The best of both worlds: meringue and pumpkin pie

Staff Writer
Nevada Journal

This is like no other holiday pie you have sunk your teeth into. It looks like a typical lemon meringue pie, stacked with high to the sky golden brown egg whites. But once you smell the aroma of sweet and spicy cloves, cinnamon, nutmeg and ginger, you will realize it is classic pumpkin pie with a twist.

Pumpkin Meringue Pie

4 eggs, separated

1 cup sugar, divided

1 tablespoon pumpkin pie spice

1 1/2 cups cooked pumpkin

1/2 teaspoon salt

1/4 teaspoon cream of tartar

14 ounces Fat Free Sweetened Condensed Milk

1 Unbaked Pie Shell (9-inch)

Heat the oven to 400 F. Beat together pumpkin, egg yolks, 1/2 cup sugar, condensed milk, spices and salt until smooth. Pour into pie shell and bake at 400 F for 10 minute; reduce heat to 375 F for 10 minutes; reduce heat to 350 F and continue to bake until knife inserted near the center comes out clean, or about 50-60 minutes.

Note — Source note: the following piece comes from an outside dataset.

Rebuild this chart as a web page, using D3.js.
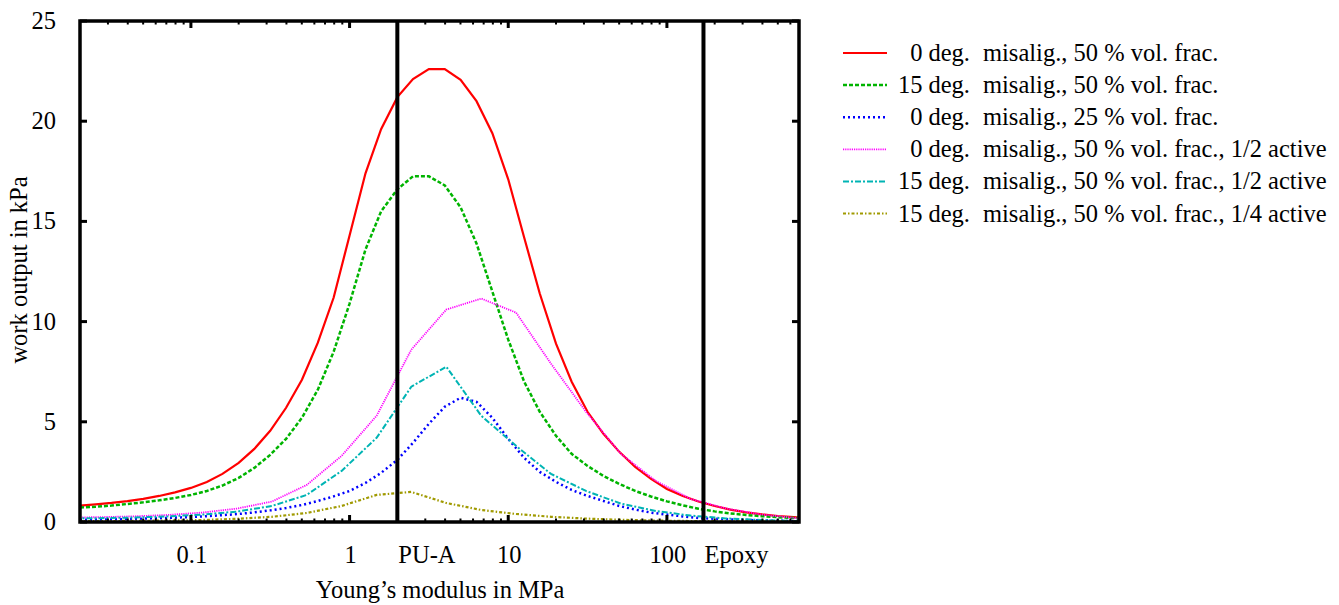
<!DOCTYPE html>
<html><head><meta charset="utf-8">
<script src="https://cdn.jsdelivr.net/npm/d3@7"></script>
<style>body{margin:0;background:#fff}svg{display:block}text{font-family:"Liberation Serif","Times New Roman",serif;fill:#000}</style>
</head><body><svg id="c" width="1339" height="605"></svg>
<script>
// fine modulus grid (MPa)
const modulusFine = [0.02,0.0251,0.0316,0.0398,0.0501,0.0631,0.0794,0.1,0.126,0.158,0.2,0.251,0.316,0.398,0.501,0.631,0.794,1,1.26,1.58,2,2.51,3.16,3.98,5.01,6.31,7.94,10,12.6,15.8,20,25.1,31.6,39.8,50.1,63.1,79.4,100,126,158,200,251,316,398,501,631,794];
const red0_50 = [0.82,0.88,0.95,1.04,1.15,1.3,1.48,1.7,2.0,2.4,2.95,3.65,4.55,5.7,7.1,8.95,11.2,14.3,17.4,19.6,21.2,22.1,22.6,22.6,22.06,21.0,19.4,17.1,14.2,11.4,8.9,7.0,5.5,4.4,3.5,2.75,2.15,1.65,1.3,1.02,0.8,0.62,0.48,0.38,0.3,0.24,0.19];
const green15_50 = [0.72,0.76,0.82,0.9,0.98,1.08,1.2,1.35,1.55,1.82,2.2,2.7,3.35,4.15,5.2,6.6,8.5,10.9,13.6,15.5,16.6,17.25,17.25,16.8,15.7,13.9,11.5,9.1,7.0,5.5,4.3,3.4,2.8,2.3,1.9,1.55,1.27,1.03,0.83,0.66,0.53,0.43,0.35,0.29,0.24,0.2,0.17];
const blue0_25 = [0.11,0.12,0.13,0.15,0.17,0.19,0.22,0.25,0.29,0.34,0.4,0.48,0.58,0.7,0.85,1.05,1.28,1.55,1.95,2.45,3.1,3.95,4.9,5.75,6.2,6.0,5.2,4.15,3.2,2.5,2.0,1.6,1.3,1.05,0.8,0.62,0.47,0.37,0.28,0.2,0.16,0.13,0.1,0.08,0.06,0.05,0.04];
// coarse modulus grid (MPa)
const modulusCoarse = [0.0155,0.0257,0.0427,0.0708,0.118,0.195,0.324,0.537,0.891,1.48,2.45,4.07,6.76,11.2,18.6,30.9,51.3,85.1,141,234,389,646,1072];
const magenta0_50_half = [0.22,0.24,0.28,0.35,0.47,0.67,1.02,1.85,3.3,5.3,8.6,10.6,11.15,10.45,7.9,5.5,3.4,2.05,1.15,0.68,0.38,0.2,0.1];
const cyan15_50_half = [0.17,0.19,0.22,0.28,0.37,0.52,0.8,1.35,2.55,4.2,6.75,7.75,5.3,3.8,2.4,1.55,0.92,0.55,0.32,0.18,0.1,0.05,0.03];
const olive15_50_quarter = [0.04,0.045,0.055,0.07,0.1,0.16,0.26,0.45,0.8,1.35,1.5,0.95,0.6,0.4,0.26,0.17,0.11,0.07,0.05,0.035,0.025,0.02,0.015];

const xTicks = [0.1,1,10,100];
const xTickLabels = ["0.1","1","10","100"];
const yTicks = [0,5,10,15,20,25];
const markers = [{name:"PU-A", E:2},{name:"Epoxy", E:170}];

const seriesNames = ["0 deg.","15 deg.","0 deg.","0 deg.","15 deg.","15 deg."];
const seriesRest = ["misalig., 50 % vol. frac.","misalig., 50 % vol. frac.","misalig., 25 % vol. frac.","misalig., 50 % vol. frac., 1/2 active","misalig., 50 % vol. frac., 1/2 active","misalig., 50 % vol. frac., 1/4 active"];

const series = [
  {x:modulusFine, y:red0_50, color:"#ff0000", w:2.2, dash:null},
  {x:modulusFine, y:green15_50, color:"#00b400", w:2.5, dash:"4,2"},
  {x:modulusFine, y:blue0_25, color:"#0000ff", w:2.5, dash:"2,3"},
  {x:modulusCoarse, y:magenta0_50_half, color:"#ff00ff", w:1.8, dash:"1.2,1"},
  {x:modulusCoarse, y:cyan15_50_half, color:"#00b4b4", w:2, dash:"6,2,2,2"},
  {x:modulusCoarse, y:olive15_50_quarter, color:"#a09a00", w:2.2, dash:"3,2,1.5,2"}
];

const L=80, R=799, T=21, B=522;
const FS = 24.5;
const svg = d3.select("#c");
const x = d3.scaleLog().domain([0.02,680]).range([L,R]);
const y = d3.scaleLinear().domain([0,25]).range([B,T]);

svg.append("defs").append("clipPath").attr("id","clip").append("rect")
  .attr("x",L).attr("y",T-5).attr("width",R-L).attr("height",B-T+5);

const g = svg.append("g").attr("clip-path","url(#clip)");
const line = d3.line().x(d=>x(d[0])).y(d=>y(d[1]));
series.forEach(s=>{
  g.append("path").datum(s.x.map((v,i)=>[v,s.y[i]]))
   .attr("d",line).attr("fill","none").attr("stroke",s.color)
   .attr("stroke-width",s.w).attr("stroke-dasharray",s.dash);
});

// ticks
const minor = [];
[0.01,0.1,1,10,100].forEach(d=>{for(let k=2;k<=9;k++){const v=d*k; if(v>0.02&&v<680) minor.push(v);}});
minor.forEach(v=>{
  svg.append("line").attr("x1",x(v)).attr("x2",x(v)).attr("y1",B).attr("y2",B-3.5).attr("stroke","#000").attr("stroke-width",2);
  svg.append("line").attr("x1",x(v)).attr("x2",x(v)).attr("y1",T).attr("y2",T+3.5).attr("stroke","#000").attr("stroke-width",2);
});
xTicks.forEach((v,i)=>{
  svg.append("line").attr("x1",x(v)).attr("x2",x(v)).attr("y1",B).attr("y2",B-7).attr("stroke","#000").attr("stroke-width",3);
  svg.append("line").attr("x1",x(v)).attr("x2",x(v)).attr("y1",T).attr("y2",T+7).attr("stroke","#000").attr("stroke-width",3);
  svg.append("text").attr("x",x(v)+1).attr("y",563).attr("text-anchor","middle").attr("font-size",FS).text(xTickLabels[i]);
});
yTicks.forEach(v=>{
  svg.append("line").attr("x1",L).attr("x2",L+7).attr("y1",y(v)).attr("y2",y(v)).attr("stroke","#000").attr("stroke-width",3);
  svg.append("line").attr("x1",R).attr("x2",R-7).attr("y1",y(v)).attr("y2",y(v)).attr("stroke","#000").attr("stroke-width",3);
  svg.append("text").attr("x",56).attr("y",y(v)+8).attr("text-anchor","end").attr("font-size",FS).text(v);
});

// markers
markers.forEach(m=>{
  svg.append("line").attr("x1",x(m.E)).attr("x2",x(m.E)).attr("y1",T).attr("y2",B).attr("stroke","#000").attr("stroke-width",4);
  svg.append("text").attr("x",x(m.E)+1).attr("y",563).attr("font-size",FS).text(m.name);
});

// frame
svg.append("rect").attr("x",L).attr("y",T).attr("width",R-L).attr("height",B-T)
  .attr("fill","none").attr("stroke","#000").attr("stroke-width",3.5);

// axis titles
svg.append("text").attr("x",440).attr("y",598).attr("text-anchor","middle").attr("font-size",FS).text("Young\u2019s modulus in MPa");
svg.append("text").attr("transform","translate(27,270) rotate(-90)").attr("text-anchor","middle").attr("font-size",FS).text("work output in kPa");

// legend
const lg = svg.append("g");
series.forEach((s,i)=>{
  const yy = 53 + i*32.1;
  lg.append("line").attr("x1",843).attr("x2",887).attr("y1",yy).attr("y2",yy)
    .attr("stroke",s.color).attr("stroke-width",s.w).attr("stroke-dasharray",s.dash);
  lg.append("text").attr("x",970).attr("y",yy+8).attr("text-anchor","end").attr("font-size",FS).text(seriesNames[i]);
  lg.append("text").attr("x",983).attr("y",yy+8).attr("font-size",FS).text(seriesRest[i]);
});
</script></body></html>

Beat egg whites in a glass, or metal bowl until soft peaks form. Add cream of tartar. Gradually add sugar, one tablespoon at a time until egg whites become glossy. Spoon meringue onto pie, making sure to seal meringue around the rim of the pie crust. Bake at 325 F until meringue becomes golden brown on top or about 20-22 minutes. Chill before serving.